Second, the objections of the brokerage and insurance industries to fiduciary rules are well-known. (For an overview of the SEC’s twenty-year struggle with conduct standards, see Consumer Federation of America letter, to the SEC, September 14, 2017. Also see the CFA letter.)
Industry objections are largely without merit. I do not say this lightly. I say this with respect to the abundance of evidence on the record — and after ten-years listening to industry objections and obfuscation, starting with the Obama June 2009 Treasury paper’s fiduciary proposal. At best these objections lack seriousness and substantiation. At worst they insult the intelligence of investors, policymakers and regulators. Here are six examples.
- The industry supports Reg BI. By all accounts, as noted above, Reg BI is a broker standard, not a fiduciary standard.
- The industry wrongly asserts a fiduciary standard means advice will be curtailed. …and offers no independent substantiation. Nonsense. Smaller investors abandoned by BDs providing incidental and conflicted advice can and are being serviced by IAs providing real fiduciary advice for a fee.
- The industry wrongly asserts a fiduciary standard means fewer choices. … and offers no independent substantiation. Nonsense. Poor choices of purveyors of expensive products will be reduced; better choices of advice with lower cost products will increase. The experience of the DOL rule before it was eliminated demonstrates the market will respond to a fiduciary duty. (See letter above. Also visit https://noincidentalinvestors.org/)
- The industry wrongly asserts federal preemption is an issue. As Consumer Federation and others wrote to Nevada’s Secretary of State’s Securities Division on March 1, “Industry groups incorrectly argue that the record to record-keeping in NSMIA precludes states from promulgating a fiduciary duty for brokers’ advice. They erroneously claim that any heightened state-based standard of conduct that may cause a firm to voluntarily keep a record that isn’t also required under federal law would be pre-empted. This is clearly wrong. States can and often do impose fiduciary duties on brokers in specific circumstances, despite the fact that there is no federal fiduciary duty for brokers.”

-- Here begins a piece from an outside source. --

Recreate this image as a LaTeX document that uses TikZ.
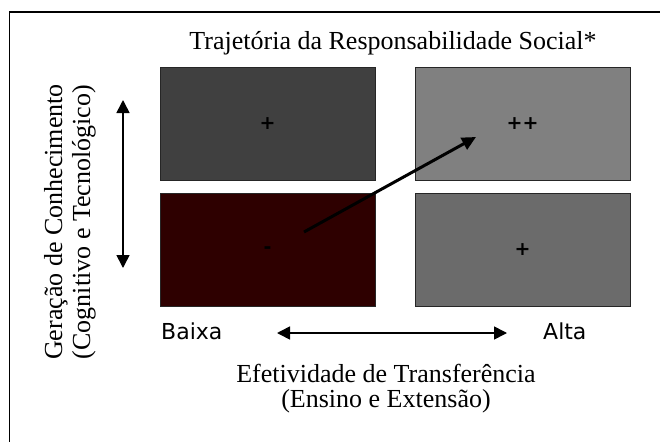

- The industry wrongly asserts state standards are unnecessary. At the November 2, 2018 conference regarding New Jersey’s proposed fiduciary rule, the Financial Services Institute, (FSI) said the SEC’s Reg BI makes state action unnecessary. The Securities Industry Financial Markets Association (SIFMA) urged New Jersey to NOT impose, “duplicative, different and / or conflicting conduct standards” because, SIFMA wrongly asserts, they will cause investor confusion. SIFMA urged New Jersey to let the SEC pass RBI, as “It is difficult to imagine what new requirements a state standard would include that would be additive to the substantive investor protections in Reg BI.”
- Industry views are, literally, contrary to the views of just about all others. They are contrary to the views of leading jurists in history, leaders who crafted the Advisers Act of 1940 as expressed in the Supreme Court in SEC V. Capital Gains Research. They are contrary to simple notions of logic and common sense about advice and sales and to today’s advisor leaders and fiduciary experts. At its best, the industry case is un-serious and unsubstantiated. At its worst it insults the intelligence of investors, policymakers and regulators. Think about this: After ten years battling against fiduciary duties, no independent expert can be found to speak out for the industry’s views and to refute the case of fiduciary scholars and investor advocates. Not one.
Maryland has a unique opportunity to lead the nation towards a real fiduciary standard. Thank you for this opportunity for the Institute to express its views.